CU Bancorp has agreed to pay compensation to Mr. Horton for his service as President of CU Bancorp and California United of $340,000 per year; to provide him with certain perquisites, including a club membership and following the Merger awarded him 20,000 shares of restricted stock under its 2007 Equity and Incentive Plan which will vest at the rate of 50% on the second anniversary of the award date, another 25% on the third anniversary of the award date, and the remaining 25% on the fourth anniversary of the award date.

Mr. Horton’s appointment as President of CU Bancorp and California United was pursuant to the terms of the Merger Agreement. There is no family relationship between Mr. Horton and any of the directors or officers of CU Bancorp or California United.


CU Bancorp believes that Mr. Horton’s business experience as President and a director of 1st Enterprise Bank give him the qualifications and skills necessary to serve as President and a director of CU Bancorp and California United. The following is a description of Mr. Horton’s business experience, as well as the specific experience, qualifications, attributes and skills which led to the conclusion that Mr. Horton should serve as President and a member of CU Bancorp’s board of directors.

Mr. Horton brings more than 27 years of commercial banking experience in Southern California to CU Bancorp and California United. Since February 2006, Mr. Horton has served as President and a director of 1st Enterprise. Mr. Horton was selected to serve on the Board because of his lengthy experience in the financial services industry and as a bank director, and his accumulated knowledge of the operations of 1st Enterprise. CU Bancorp believes that including the president on the board of directors is essential to providing appropriate information to the board about the company and management progress on California United’s value and on corporate initiatives. As a banker with more than 27 years of experience in community banking, strong leadership and executive experience, Mr. Horton can provide valuable knowledge and insight as to all aspects of the company’s operations. Mr. Horton also serves as Chairman of the Board of Directors and Chairman of the Audit Committee for Goodwill Industries of Orange County.
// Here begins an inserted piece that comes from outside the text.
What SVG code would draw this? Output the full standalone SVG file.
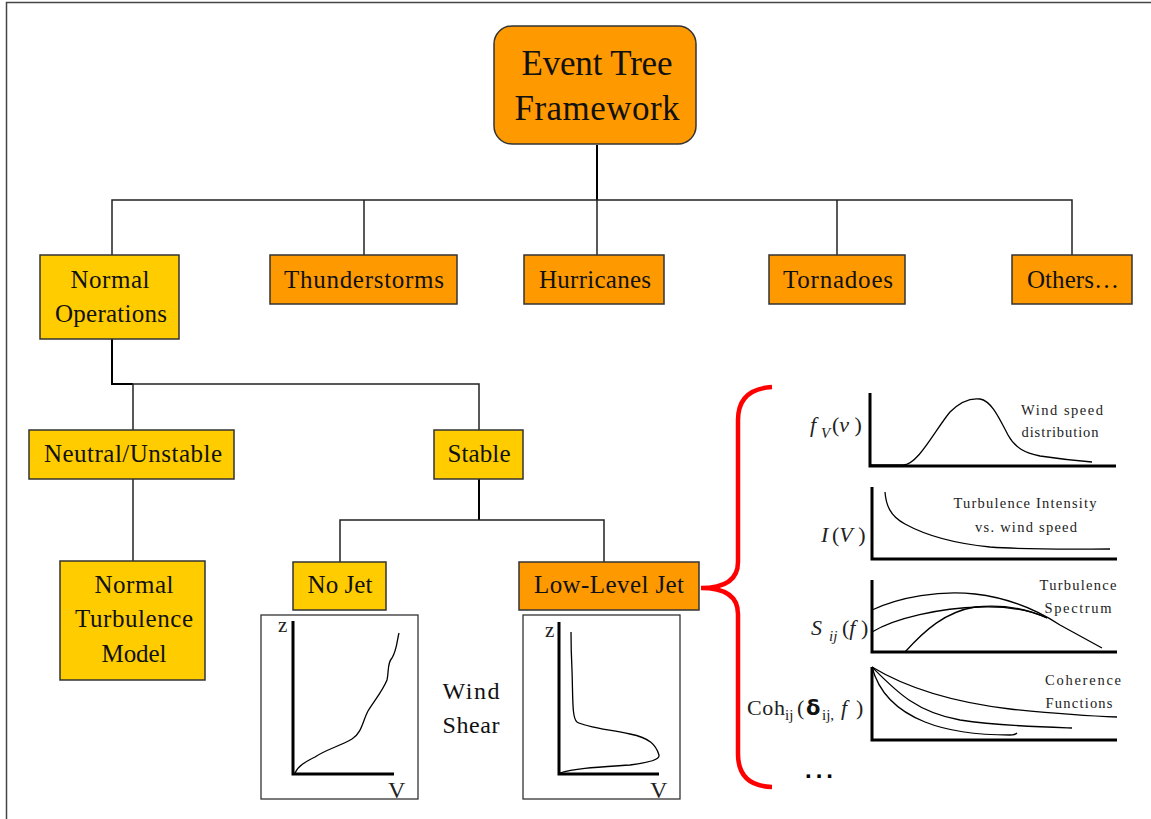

Item 9.01        Financial Statements and Exhibits

(a) Financial statements of businesses acquired.

CU Bancorp intends to file the financial statements of the business acquired under cover of Form 8-K/A no later than 71 calendar days after the date this Current Report on Form 8-K was required to be filed.

(b) Pro forma financial information.

CU Bancorp intends to file pro forma financial information under cover of Form 8-K/A no later than 71 calendar days after the date this Current Report on Form 8-K was required to be filed.

(d) Exhibits

The following exhibit is filed herewith.

 

99.1            Press release of CU Bancorp, dated December 1, 2014.


SIGNATURES

Pursuant to the requirements of the Securities Exchange Act of 1934, the registrant has duly caused this report to be signed on its behalf by the undersigned hereunto duly authorized.

 

December 1, 2014       CU BANCORP
     

/s/ Anita Wolman

      Anita Wolman
     

Executive Vice President, General

Counsel & Corporate Secretary

 


Exhibit No.

  

Description

Exhibit 99.1    Press release of CU Bancorp, dated December 1, 2014.